See my article Improving Partitioned Table Join Performance for more details.
Columnstore
Seeing as you are using SQL Server 2012 (and assuming it is Enterprise) you also have the option of using a columnstore index. This shows the potential of batch mode hash joins where sufficient memory is available:
CREATE NONCLUSTERED COLUMNSTORE INDEX cs
ON dbo.test_transaction_properties (transactionID);
CREATE NONCLUSTERED COLUMNSTORE INDEX cs
ON dbo.test_transaction_item_detail (transactionID);
With these indexes in place the query...
SELECT
COUNT_BIG(*)
FROM dbo.test_transaction_properties AS ttp
JOIN dbo.test_transaction_item_detail AS ttid ON
ttid.transactionID = ttp.transactionID;
...results in the following execution plan from the optimizer without any trickery:
![Columnstore plan 1](https://i.stack.imgur.com/JeIWj.jpg)
Correct results in 2 seconds, but eliminating the row-mode processing for the scalar aggregate helps even more:
SELECT
COUNT_BIG(*)
FROM dbo.test_transaction_properties AS ttp
JOIN dbo.test_transaction_item_detail AS ttid ON
ttid.transactionID = ttp.transactionID
GROUP BY
ttp.transactionID % 1;
![Optimized columnstore](https://i.stack.imgur.com/RRXdb.jpg)
The optimized column-store query runs in 851ms.
Geoff Patterson created the bug report Partition Wise Joins but it was closed as Won't Fix.
Best Answer
Hashing is a common partitioning mechanism for your use case.. It is NOT available in SQL 2008: http://www.sqlservercentral.com/articles/partition/64740/.

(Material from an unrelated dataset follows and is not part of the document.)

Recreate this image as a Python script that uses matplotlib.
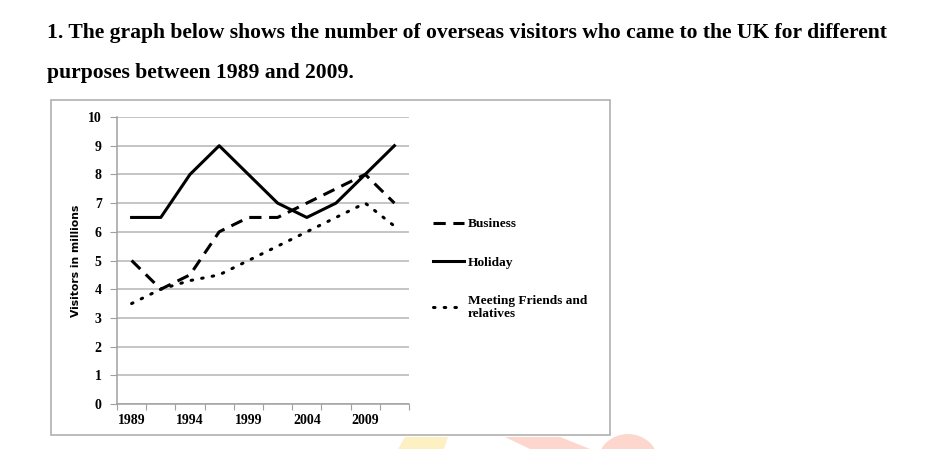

The problem with hash partitioning is that if you add partitions, you need to redistribute the data. Logically speaking, any partitioning scheme that dynamically determines which partition the data goes into the data would need to redistribute the data after you add partitions (other than perhaps using a hash on the insert time + keeping track of when each partition was added). This assumes partitioning (distributing data via a predefined scheme to reduce subsequent lookup time) vs sharding (randomly distributing data to multiple boxes reduce processing time of the entire data set).
You can probably simulate a hash partition by generating the hash yourself on insert/update, and using a range based partition over the hashed value. For instance, lets say you want 10 partitions. Modulus divide a hash of your key value by 10, and range partition on the remainder (with each range taking one of the 10 possible values).